Lest one think "Les Miserables" is nothing but tragedy, the outrageous Thenardiers (played by Audrey Bales and Ben McVety) appear every once in a while to lighten the mood with their raucous antics.
The revolving stage floor was a highlight of the West Potomac performance, though set changes tended to be noisy and distracting, but this situation was likely unavoidable.
And that stage, coupled with gunfire explosions, made the climactic barricade battle especially impressive.
If you saw the West Potomac production of "Les Miserables," chances are you're still humming the songs. But don't forget about buying that soundtrack.
Bishop Ireton High School
"At the end of the day, there's another day dawning!"
These powerful words melodically vibrated to every corner of West Potomac High School's auditorium with a chilling inspiration that left the audience pleading with applause for more.
That was only the beginning of West Potomac's riveting production of "Les Miserables," the timeless Broadway musical that took the world by storm.
With a powerful cast and an elaborate rotating stage, the West Potomac cast and crew literally brought their audience to its feet.
Enrapturing from prologue to epilogue, "Les Miserables" is the tale of the suffering lower class in France during an 1832 insurrection -- a tenacious struggle to overthrow an oppressive monarchy and bridge the gap between seemingly hopeless peasants and an affluent nobility.
This multifaceted modern opera encompasses many of the great themes in theater. It is a love story intertwined with a struggle for justice, a revolution -- and the heartaches of loss and unrequited love.
The plot follows Jean Valjean (Billy Cover) in his quest for self-redemption in his journey from escaped criminal to respected citizen. Cover carried this ambitious role with a skilled baritone voice and an extremely emotional performance.
Javert, a police inspector obsessed with bringing Valjean to justice, was played by Andrew Allen. The maturity with which Allen carried his compulsive character was exceptional. His strong tenor voice truly shone in the song "Stars."
Fantine (Rachel Greenspan), a poverty-stricken single mother, is thrust onto the streets by a misunderstanding in the workplace and forced to support her darling daughter Cosette through prostitution.
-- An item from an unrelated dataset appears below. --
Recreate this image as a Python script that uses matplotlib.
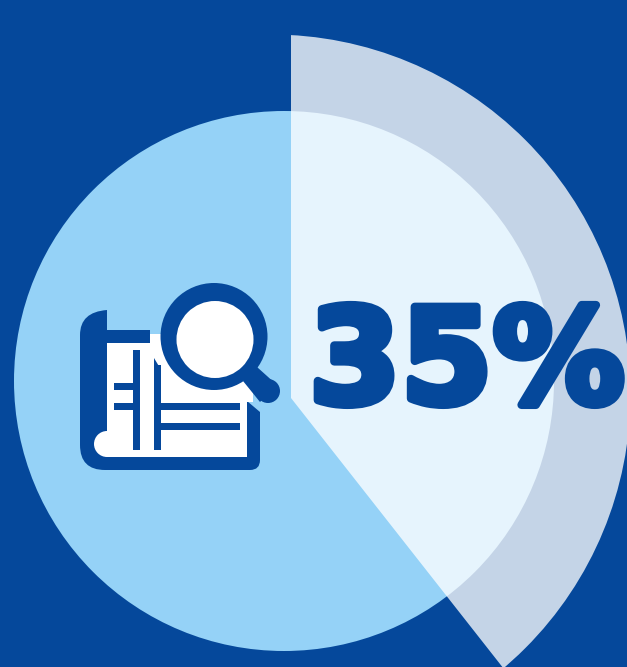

Greenspan exhibited a rich, controlled alto voice as she sorrowfully sang "I Dreamed a Dream."
The house rang with gorgeous music (also accredited to the superb orchestra) in the ensemble numbers "Do You Hear the People Sing?" and "At the End of the Day."
The troupe's technical crew was also responsible for the show's profound effect, successfully executing that rotating stage, an effective fog machine and an excellent lighting design (Adam Zahn).